I am Moreta Alegre, 65 years old. My husband Jesus Alegre is 67, and my son Selman Alegre is 37. We are from Sagay, Negros Occidental. I have seven children. We lived through ﬁshing and tilling our small land. I cannot read and write. Jesus could write his name but he could barely read and write as well.
We are a family who are languishing in prison for seven years. My husband and son are in the National Bilibid Prison in Multinlupa. I am jailed at the Correctional Institution for Women.
We were imprisoned because of a land dispute with a landlord who grabbed our land. The landlord claimed ownership to a 15-hectareland including the 1.12 we were tilling. We already planted the land with coconut trees. Thiis our source of income for our daily expenses. We sold coconut wine (tuba) every day. We also made copras to support our children.
When we found out that the landlord applied a title to the land, including the portion that we occupied, we ﬁled a formal protest to the Bureau of Lands. Because of the protest, the landlord did not get the title to the land. This caught the ire of the landlord. But we only fought for our right to the land. Our ﬁght caused the death of my son, Romeo. Despite Romeo’s death and the threats and harassments from the landlord, we did not leave our land. Unfortunately, one of the landlord’s men, Rogelio Tipon was killed by an unidentiﬁed person. The landlord blamed us for his death. We were accused of murder and later convicted to suffer in jail for life. The main witness to the murder incident was the landlord himself.
While we were on trial, the main complainant, Mrs. Helena Tipon, wife of the deceased Rogelio Tipon executed an Afﬁdavit of Desistance. But because of the insistence of the landlord, the Court continued to prosecute the case. Tipon’s Afﬁdavit of Desistance was never formally ﬁled and instead diverted the complainant to the People of the Philippines. Besides us who are now in jail, two of my sons are still at large for the same crime.
Not one of our relatives ever visited us because they are far from Manila. Our two sons who are supposedly at large are afraid to come out for fear of detention.
Our long years of imprisonment caused us ailments. My husband and I are suffering from arthritis and hypertension. I have a weak heart. I could barely move. I feel so old now. I feel pain in my chest. Please help us so we can still see our children and our grandchildren.

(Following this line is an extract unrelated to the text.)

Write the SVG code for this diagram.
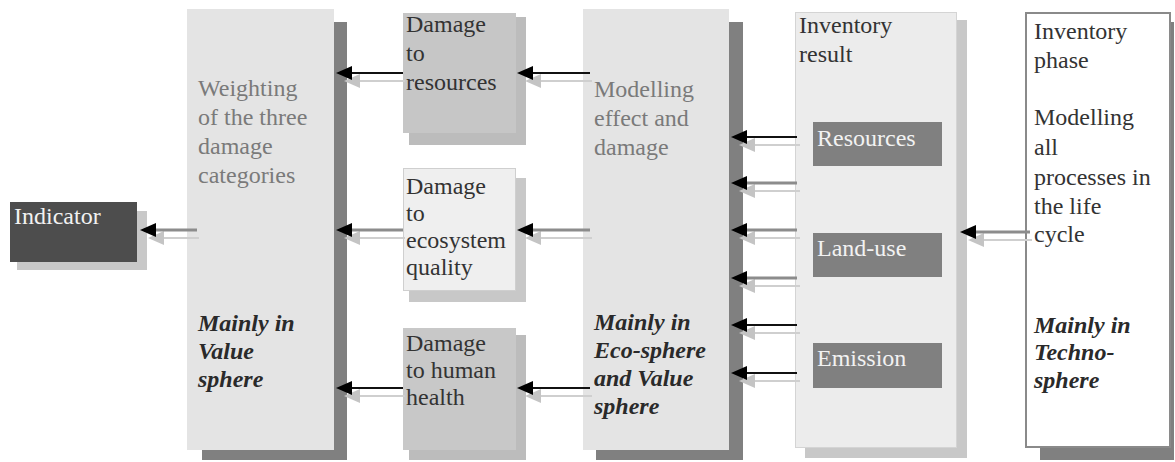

We do not want to die without seeing them. I wish to see them but they are so far. I also wish I could visit my husband and son at the New Bilibid Prison. I wonder how they are coping with all these. The three of us are here in Manila but they seem so far from me. I pity my son Selman. He left his wife and kids and he has not seen them again.
My son Selman says: “Ma’am Persida Acosta, thank you for visiting us at NBP. Please tell our President P-Noy to release us. We don’t want to spend our whole life so unproductive. My father and mother are old, please free them. I have not seen my family for long. I don’t know what has happened them.
My husband Jesus says, “We are suffering for sins we did not commit. Is it because we do not have money and power? We only want to live simply, to till our small land so we can live. Where is justice? We lost our son Romeo in defending that small piece of land. When he died no one ever sought justice for him. Our family just cried in silence. I know this was their way to get rid of us from that small piece of land. To them, my son’s death was not enough. They wanted our whole family in prison.”
Members of Migrante-Netherlands recorded dramatic readings of the plight of political prisoners as part of a series of activities for Human Rights Week 2012 in the Netherlands.
Migrante members Ruby, Juliet, and Gerlie recorded the first-person accounts of political prisoners as they narrated how they were forcibly taken, tortured and kept in prison. Luis jalandoni, chairperson of the negotiating panel of National Democratic Front of the Philippines and a former political prisoner himself, joined the members of Migrante in the recording session.
These stories are among the 430 cases of political prisoners languishing in detention facilities in the Philippines.